Assessment of a Turbo-Electric Aircraft Configuration with Aft-Propulsion Using Boundary Layer Ingestion
Artikel i vetenskaplig tidskrift, 2019
In this paper, a turbo-electric propulsion system was analyzed, and its performance was assessed. The aircraft considered here was a single-aisle, medium-range configuration targeting a capacity of 150 Pax. The propulsion concept comprised two boosted geared turbofan engines mounted under-wing. Those main engines were supported by an electrically driven aft-propulsor contributing to the thrust generation and by taking advantage of ingesting the boundary layer of the fuselage for potentially higher levels of propulsive efficiency and allowing for the improved operation of the main engines. The performance assessment as carried out in the context of this paper involved different levels: Firstly, based on the reference aircraft and the detailed description of its major components, the engine performance model for both main engines, as well as for the electrically driven aft-propulsor was set up. The methodology, as introduced, has already been applied in the context of hybrid-electric propulsion and allowed for the aforementioned aircraft sizing, as well as the subsequent gas turbine multi-point synthesis (simulation). A geared turbofan architecture with 2035 technology assumptions was considered for the main engine configuration. The present trade study focused on the design and performance analysis of the aft-propulsor and how it affected the performance of the main engines, due to the electric power generation.
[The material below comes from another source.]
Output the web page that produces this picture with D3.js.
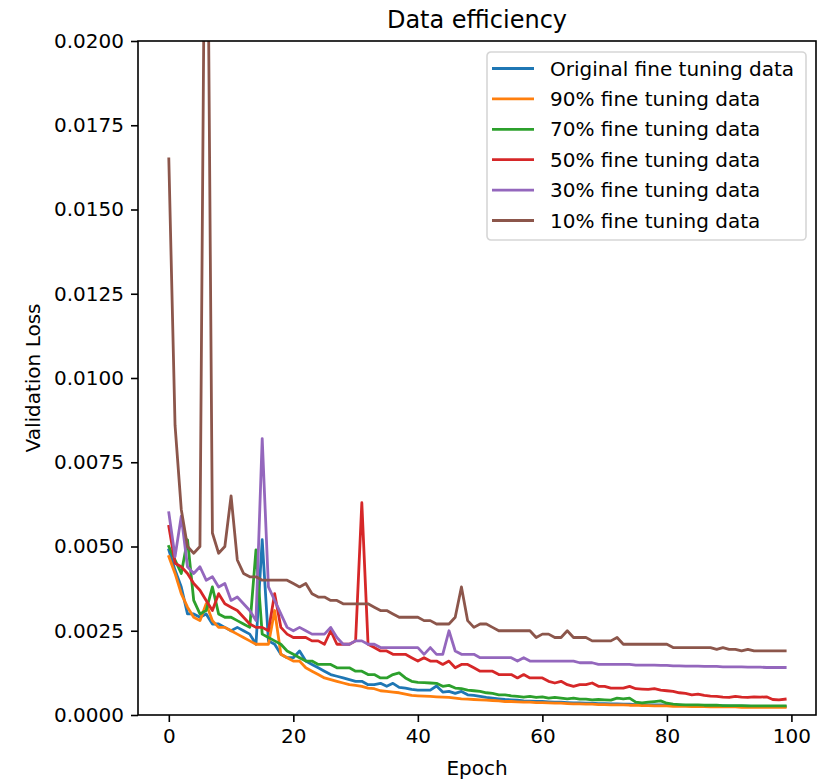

In order to allow for a more accurate description of the performance of this particular module, the enhanced streamline curvature method with an underlying and pre-optimized profile database was used to design a propulsor tailored to meet the requirements of the aft propulsor as derived from the cycle synthesis and overall aircraft specification; existing design expertise for novel and highly integrated propulsors could be taken advantage of herein. The resulting performance characteristics from the streamline curvature method were then fed back to the engine performance model in a closely coupled approach in order to have a more accurate description of the module behavior. This direct coupling allowed for enhanced sensitivity studies, monitoring different top-level parameters, such as the thrust/power split between the main engines and the aft propulsor. As a result, different propulsor specifications and fan designs with optimal performance characteristics were achieved, which in return affected the performance of all subsystems considered.